Barbara Algie on Poetic Inspiration


    They say that old age is just a state of mind and that instead of worrying about the winter storms we should go dance with gay abandon in the rain.  Great advice for the young who manage the exotic Zumba moves and who are reasonably well-acquainted with Gay Abandon.  But that isn’t what I really wanted to chat about this week.

    I’d like to talk about poetry and how, in order to write it with feeling, it helps to have a spirit or muse take up residence in one’s heart.  Unfortunately not all of us have a spirit or mythical muse jostling to book into substandard accommodation for as long as it takes to provide some world-shattering words. The poets of the past not only had a masterful command of the language but their ability to memorise their sonnets, ballads, etc. without having to read them from a parchment scroll was mind-boggling.  The memorising bit was due, in no small part, to the rhythmic flow and rhyming of their verses.  To merely read poetry from a sheet of A4 deprives the listener of its emotion, mystery and romance.   Ah – Eureka – perhaps that’s it – the romance of yesteryear is long gone and doesn’t exist anymore.  How about the first two lines of the following three poems for starters to get you going?

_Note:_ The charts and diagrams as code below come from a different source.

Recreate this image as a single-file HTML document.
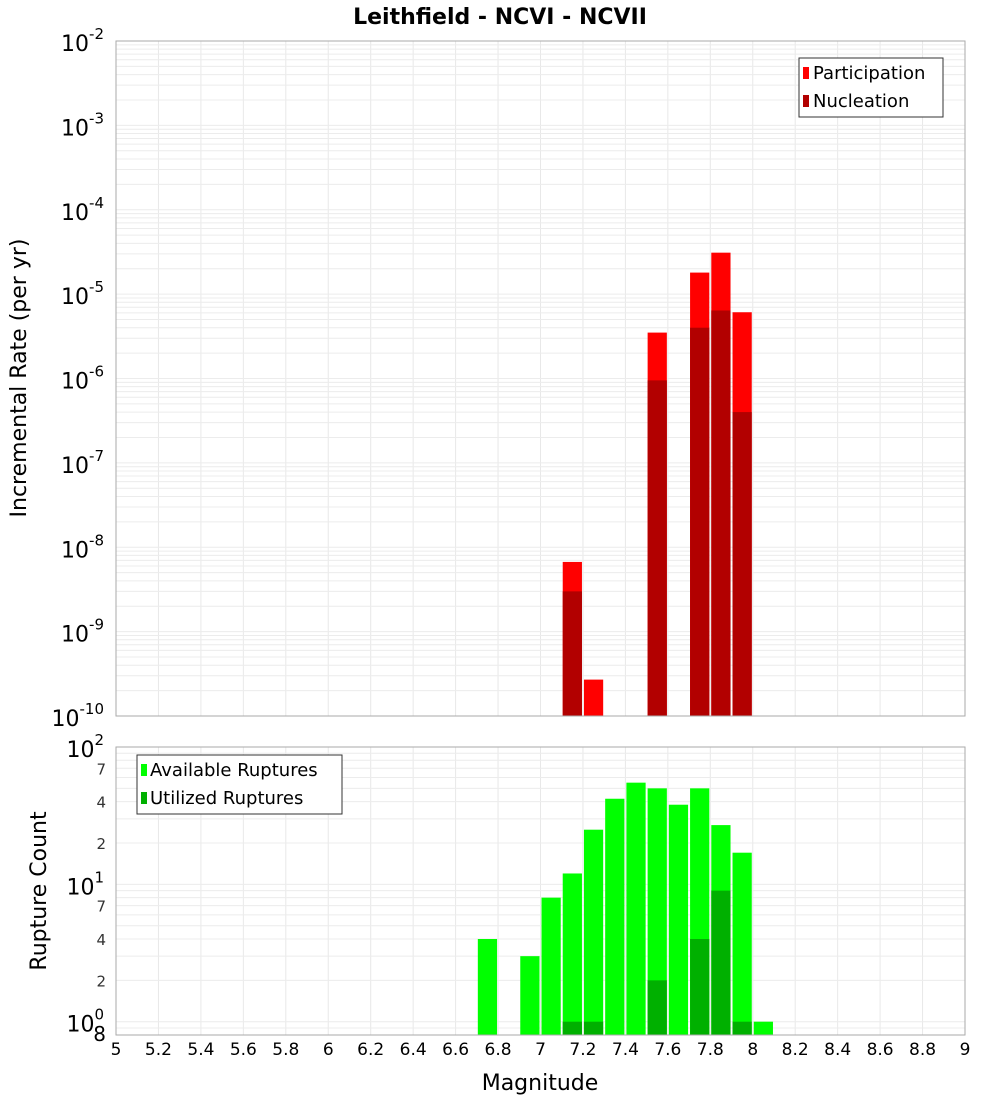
<!DOCTYPE html>
<html><head><meta charset="utf-8"><style>
body{margin:0;background:#fff;}
svg text{font-family:"DejaVu Sans","Liberation Sans",sans-serif;}
</style></head><body>
<svg id="c" xmlns="http://www.w3.org/2000/svg" width="1000" height="1100" viewBox="0 0 1000 1100"></svg>
<script>
const partMags=[7.1,7.2,7.5,7.7,7.8,7.9];
const partVals=[6.7e-9,2.7e-10,3.5e-6,1.8e-5,3.1e-5,6.1e-6];
const nuclMags=[7.1,7.5,7.7,7.8,7.9];
const nuclVals=[3e-9,9.5e-7,4e-6,6.4e-6,4e-7];
const availMags=[6.7,6.9,7.0,7.1,7.2,7.3,7.4,7.5,7.6,7.7,7.8,7.9,8.0];
const availVals=[4,3,8,12,25,42,55,50,38,50,27,17,1];
const utilMags=[7.1,7.2,7.5,7.7,7.8,7.9];
const utilVals=[1,1,2,4,9,1];
const xTicks=[5,5.2,5.4,5.6,5.8,6,6.2,6.4,6.6,6.8,7,7.2,7.4,7.6,7.8,8,8.2,8.4,8.6,8.8,9];

const svg=document.getElementById('c');
const NS='http://www.w3.org/2000/svg';
function el(t,a,p){const e=document.createElementNS(NS,t);for(const k in a)e.setAttribute(k,a[k]);(p||svg).appendChild(e);return e;}
const L=116,R=965;
const x=m=>L+(m-5)/4*(R-L);
const T1=41,B1=716;const y1=v=>T1+(-2-Math.log10(v))/8*(B1-T1);
const T2=747,B2=1035;const lo2=Math.log10(0.8);const y2=v=>T2+(2-Math.log10(v))/(2-lo2)*(B2-T2);

function grid(T,B,yf,lo,hi){
  for(const t of xTicks){const g=el('line',{x1:x(t),x2:x(t),y1:T,y2:B,stroke:'#e8e8e8'});}
  for(let d=lo;d<hi;d++)for(let k=1;k<10;k++){const v=k*Math.pow(10,d);const yy=yf(v);if(yy<T-0.5||yy>B+0.5)continue;
    const g=el('line',{x1:L,x2:R,y1:yy,y2:yy,stroke:'#ececec'});}
}
grid(T1,B1,y1,-10,-2);
grid(T2,B2,y2,-1,2);

function bars(mags,vals,yf,B,color,name){
  mags.forEach((m,i)=>{const yy=yf(vals[i]);const r=el('rect',{x:x(m)+1,y:yy,width:x(m+0.1)-x(m)-2,height:B-yy,fill:color});
    });
}
bars(partMags,partVals,y1,B1,'#ff0000','participation-bar');
bars(nuclMags,nuclVals,y1,B1,'#b20000','nucleation-bar');
bars(availMags,availVals,y2,B2,'#00ff00','available-ruptures-bar');
bars(utilMags,utilVals,y2,B2,'#00b000','utilized-ruptures-bar');

const f1=el('rect',{x:L,y:T1,width:R-L,height:B1-T1,fill:'none',stroke:'#aaa'});
const f2=el('rect',{x:L,y:T2,width:R-L,height:B2-T2,fill:'none',stroke:'#aaa'});

function txt(s,a,name){const t=el('text',a);t.textContent=s;return t;}
// top y ticks
for(let d=-2;d>=-10;d--){const yy=y1(Math.pow(10,d));
  const t=el('text',{x:104,y:yy+10,'text-anchor':'end','font-size':22});
  t.textContent='10';const s=el('tspan',{dy:-12,'font-size':15},t);s.textContent=String(d);}
// bottom y ticks
for(let d=2;d>=0;d--){const yy=y2(Math.pow(10,d));
  const t=el('text',{x:104,y:yy+10,'text-anchor':'end','font-size':22});
  t.textContent='10';const s=el('tspan',{dy:-12,'font-size':15},t);s.textContent=String(d);}
[[70,'7'],[40,'4'],[20,'2'],[7,'7'],[4,'4'],[2,'2'],[0.8,'8']].forEach(([v,s])=>{
  txt(s,{x:106,y:y2(v)+6,'text-anchor':'end','font-size':v<1?20:15,fill:v<1?'#000':'#333'},'y-minor-tick-label');});
xTicks.forEach(t=>txt(String(t),{x:x(t),y:1055,'text-anchor':'middle','font-size':17},'x-tick-label'));

txt('Leithfield - NCVI - NCVII',{x:500,y:24,'text-anchor':'middle','font-size':22,'font-weight':'bold'},'chart-title');
txt('Magnitude',{x:540,y:1090,'text-anchor':'middle','font-size':22},'x-axis-title');
txt('Incremental Rate (per yr)',{x:26,y:378,'text-anchor':'middle','font-size':22,transform:'rotate(-90 26 378)'},'y-axis-title-rate');
txt('Rupture Count',{x:46,y:891,'text-anchor':'middle','font-size':22,transform:'rotate(-90 46 891)'},'y-axis-title-count');

// legends
const lg1=el('rect',{x:799,y:58,width:144,height:59,fill:'#fff',stroke:'#333'});
[['Participation','#ff0000',73],['Nucleation','#b20000',101]].forEach(([s,c,yy])=>{
  const r=el('rect',{x:803,y:yy-6,width:6,height:12,fill:c});
  txt(s,{x:813,y:yy+6,'font-size':18},'legend-entry');});
const lg2=el('rect',{x:137,y:755,width:205,height:59,fill:'#fff',stroke:'#333'});
[['Available Ruptures','#00ff00',770],['Utilized Ruptures','#00b000',798]].forEach(([s,c,yy])=>{
  const r=el('rect',{x:141,y:yy-6,width:6,height:12,fill:c});
  txt(s,{x:150,y:yy+6,'font-size':18},'legend-entry');});
</script>
</body></html>
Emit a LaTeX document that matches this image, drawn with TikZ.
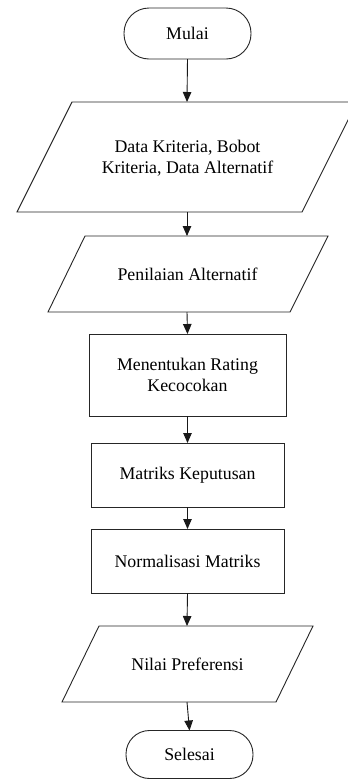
\documentclass[tikz,border=0pt]{standalone}
\usepackage{fontspec}
\setmainfont{Liberation Serif}
\usetikzlibrary{arrows.meta}
\begin{document}
\begin{tikzpicture}[x=1pt,y=-1pt,
  every node/.style={font=\fontsize{17.8}{21}\selectfont, text=black, align=center, inner sep=0pt, outer sep=0pt},
  shapeline/.style={draw=black!85, line width=0.9pt},
  terminal/.style={shapeline, rectangle, rounded corners=25pt, minimum width=127pt},
  procbox/.style={shapeline, rectangle, minimum width=195pt},
  flow/.style={draw=black!90, line width=0.9pt, -{Triangle[length=10pt,width=8.5pt]}}]
\path[use as bounding box, clip] (0,0) rectangle (348,780);
\fill[white] (0,0) rectangle (348,780);

% terminals
\node[terminal, minimum height=51pt] (mulai) at (187.5,33.5) {Mulai};
\node[terminal, minimum height=48pt, rounded corners=23.5pt] (selesai) at (189.5,754.5) {Selesai};

% parallelogram 1
\draw[shapeline] (72,102) -- (357,102) -- (302,212) -- (17,212) -- cycle;
\node (data) at (187.5,158) {Data Kriteria, Bobot\\Kriteria, Data Alternatif};
\coordinate (datat) at (187,102);
\coordinate (datab) at (187,212);

% parallelogram 2
\draw[shapeline] (85,236) -- (328,236) -- (290,312) -- (48,312) -- cycle;
\node (nilai) at (187.5,274) {Penilaian Alternatif};
\coordinate (nilait) at (187,236);
\coordinate (nilaib) at (187,312);

% process boxes
\node[procbox, minimum width=197pt, minimum height=82pt] (rating) at (187.5,375) {Menentukan Rating\\Kecocokan};
\node[procbox, minimum width=193pt, minimum height=64pt] (matriks) at (187.5,475) {Matriks Keputusan};
\node[procbox, minimum width=193pt, minimum height=64pt] (normal) at (187.5,561) {Normalisasi Matriks};

% parallelogram 3
\draw[shapeline] (99,626) -- (313,626) -- (276,702) -- (62,702) -- cycle;
\node (pref) at (187.5,664) {Nilai Preferensi};
\coordinate (preft) at (187,626);
\coordinate (prefb) at (187,702);

% connectors
\draw[flow] (mulai.south) -- (datat);
\draw[flow] (datab) -- (nilait);
\draw[flow] (nilaib) -- (rating.north);
\draw[flow] (rating.south) -- (matriks.north);
\draw[flow] (matriks.south) -- (normal.north);
\draw[flow] (normal.south) -- (preft);
\draw[flow] (prefb) -- (selesai.north);
\end{tikzpicture}
\end{document}
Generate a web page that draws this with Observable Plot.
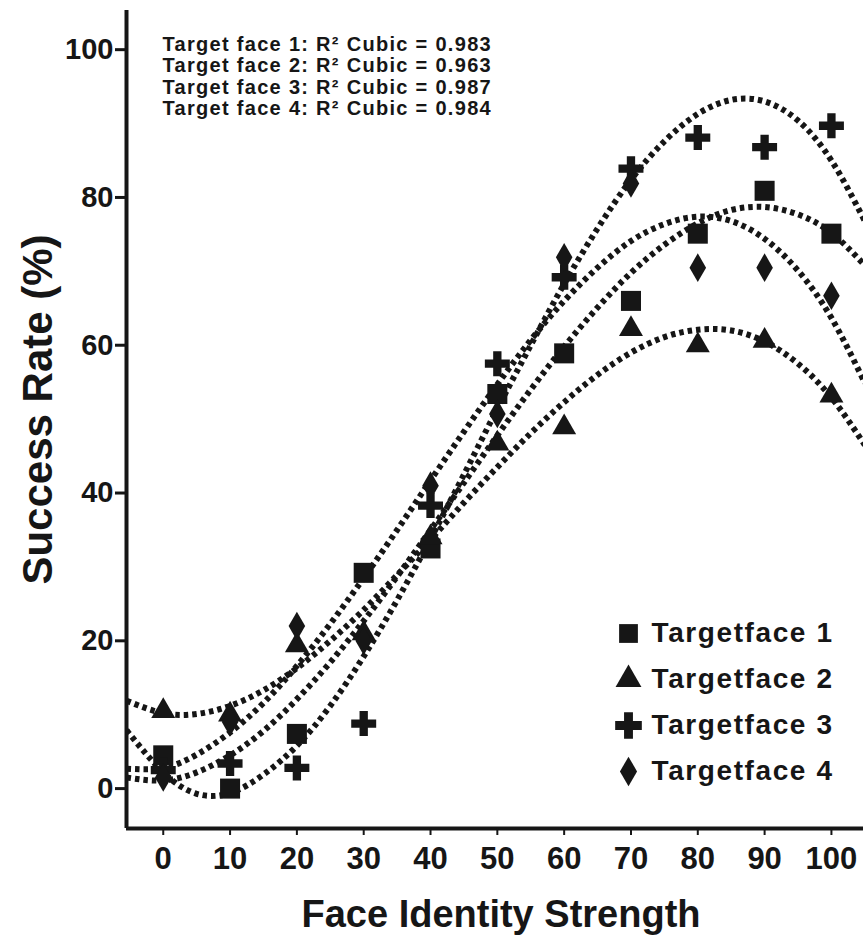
<!DOCTYPE html>
<html>
<head>
<meta charset="utf-8">
<script src="https://cdn.jsdelivr.net/npm/d3@7"></script>
<script src="https://cdn.jsdelivr.net/npm/@observablehq/plot@0.6"></script>
<style>
  body { margin: 0; background: #fff; }
  #chart svg { display: block; }
</style>
</head>
<body>
<div id="chart"></div>
<script>
// ---- data ----
const strengths = [0, 10, 20, 30, 40, 50, 60, 70, 80, 90, 100];
const face1 = [4.5, 0.0, 7.4, 29.2, 32.5, 53.4, 58.9, 66.0, 75.1, 80.9, 75.1];
const face2 = [10.5, 10.0, 19.4, 21.0, 34.0, 46.7, 48.9, 62.2, 60.0, 60.6, 53.2];
const face3 = [2.5, 3.4, 2.8, 8.8, 38.3, 57.5, 69.2, 83.9, 88.1, 86.8, 89.7];
const face4 = [1.5, 9.0, 22.0, 20.0, 41.0, 50.7, 71.9, 81.9, 70.5, 70.5, 66.7];

// dotted cubic-fit curves, read along x
const fitX = [-5.5, 0, 5, 10, 15, 20, 25, 30, 35, 40, 45, 50, 55, 60, 65, 70, 75, 80, 85, 90, 95, 100, 105];
const fit1 = [1.5, 1.1, 2.2, 4.5, 7.8, 12.1, 17.1, 22.7, 28.7, 35.0, 41.4, 47.8, 54.0, 59.8, 65.1, 69.8, 73.6, 76.5, 78.3, 78.7, 77.7, 75.2, 70.8];
const fit2 = [11.9, 10.2, 10.1, 11.2, 13.3, 16.3, 20.0, 24.2, 28.9, 33.7, 38.7, 43.5, 48.1, 52.3, 56.0, 59.0, 61.1, 62.1, 62.0, 60.5, 57.5, 52.9, 46.5];
const fit3 = [7.9, 2.2, -0.7, -0.6, 1.9, 5.8, 11.2, 17.9, 25.5, 33.8, 42.5, 51.4, 60.0, 68.3, 75.8, 82.4, 87.6, 91.3, 93.2, 93.0, 90.4, 85.0, 76.8];
const fit4 = [2.7, 2.8, 4.6, 7.6, 11.6, 16.6, 22.3, 28.5, 35.0, 41.7, 48.3, 54.7, 60.7, 66.0, 70.5, 74.1, 76.4, 77.4, 76.8, 74.4, 70.1, 63.7, 54.9];

const seriesNames = ["Targetface 1", "Targetface 2", "Targetface 3", "Targetface 4"];
const annotationNames = ["Target face 1", "Target face 2", "Target face 3", "Target face 4"];
const rSquared = [0.983, 0.963, 0.987, 0.984];
const yTicks = [0, 20, 40, 60, 80, 100];
const xTicks = [0, 10, 20, 30, 40, 50, 60, 70, 80, 90, 100];

// ---- styling ----
const ink = "#161616";
const xDomain = [-5.5, 104.8];
const yDomain = [-5.4, 105.3];
const symbols = ["square", "triangle", "cross", "diamond"];
const dotR = [11.3, 8.9, 10.5, 8.7];
const legendR = [10.6, 9.6, 11.2, 9.0];

const faces = [face1, face2, face3, face4];
const fits = [fit1, fit2, fit3, fit4];

const points = faces.map(arr => arr.map((v, j) => ({x: strengths[j], y: v})));
const curves = fits.map(arr => arr.map((v, j) => ({x: fitX[j], y: v})));

const marks = [];
curves.forEach(c => marks.push(
  Plot.line(c, {x: "x", y: "y", curve: "natural", stroke: ink, strokeWidth: 6,
    strokeDasharray: "4.5,4", strokeLinecap: "butt", clip: true})
));
points.forEach((p, i) => marks.push(
  Plot.dot(p, {x: "x", y: "y", symbol: symbols[i], r: dotR[i], fill: ink, stroke: "none"})
));
marks.push(
  Plot.ruleX([xDomain[0]], {stroke: ink, strokeWidth: 4}),
  Plot.ruleY([yDomain[0]], {stroke: ink, strokeWidth: 4}),
  Plot.axisY({ticks: yTicks, tickSize: 11, tickPadding: 2, stroke: ink, strokeWidth: 3,
    fontSize: 29, fontWeight: "bold", label: null}),
  Plot.axisX({ticks: xTicks, tickSize: 7, tickPadding: 11, stroke: ink, strokeWidth: 2,
    fontSize: 31, fontWeight: "bold", label: null}),
  Plot.text(["Success Rate (%)"], {frameAnchor: "left", dx: -88, dy: -10, rotate: -90,
    fontSize: 42, fontWeight: "bold", fill: ink, textAnchor: "middle", lineAnchor: "middle"}),
  Plot.text(["Face Identity Strength"], {frameAnchor: "bottom", dx: 6, dy: 86,
    fontSize: 38, fontWeight: "bold", fill: ink, textAnchor: "middle", lineAnchor: "middle"})
);
// R² annotation lines, one per target face
annotationNames.forEach((n, i) => {
  marks.push(Plot.text([`${n}: R\u00B2 Cubic = ${rSquared[i].toFixed(3)}`], {
    frameAnchor: "top-left", dx: 36, dy: 26 + 21.5 * i, textAnchor: "start",
    lineAnchor: "top", fontSize: 20, fontWeight: "bold", fill: ink}));
});
seriesNames.forEach((name, i) => {
  marks.push(
    Plot.dot([name], {frameAnchor: "top-left", dx: 502, dy: 623 + 46 * i,
      symbol: symbols[i], r: legendR[i], fill: ink, stroke: "none"}),
    Plot.text([name], {frameAnchor: "top-left", dx: 525, dy: 623 + 46 * i,
      textAnchor: "start", lineAnchor: "middle", fontSize: 28, fontWeight: "bold", fill: ink})
  );
});

const chart = Plot.plot({
  width: 863,
  height: 940,
  marginLeft: 126,
  marginRight: 0,
  marginTop: 10,
  marginBottom: 112,
  x: {domain: xDomain},
  y: {domain: yDomain},
  style: {fontFamily: "'Liberation Sans', Arial, sans-serif", fontWeight: "bold", color: ink, background: "#fff", overflow: "visible"},
  marks
});

const svg = d3.select(chart);
svg.selectAll("text")
  .filter(function() { return /^Targetface/.test(this.textContent); })
  .style("letter-spacing", "1.6px");
svg.selectAll("text")
  .filter(function() { return /^Target face/.test(this.textContent); })
  .style("letter-spacing", "1.3px");

document.getElementById("chart").appendChild(chart);
</script>
</body>
</html>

1)   ‘I sprang to the stirrup and Joris and he
We galloped, he galloped, we galloped all three’

(From ‘How they brought the good news from Ghent to Aix’ by Robert Browning).  Read it and you feel you too are riding on horseback with the lads all the way.

2)    ‘Is there anybody there said the traveller, knocking on the moonlit door

  And his horse in the silence champed the grass of the forest’s ferny floor’
(From ‘The Listeners by Walter de la Mare).   A poem about a mysterious and thought-provoking visitor.

3)    ‘There are strange things done in the midnight sun by the men who toil for gold
The Arctic trails have their secret tales that would make your blood run cold’
(From ‘The Cremation of Sam McGree’ by Robert Service).   Spooky and best recited round a campfire in the dead of night.

    I don’t care if I’m just a romantic ‘oldie’ who likes a good story, well told, and I don’t really mind if I get the thumbs down from the spirits and muses of this world who simply refuse to whisper sweet nothings in my ear for me to pass on to you.   I would rather experience the thrill of meaningful words instead of being left hunting for the cryptic crossword solution book.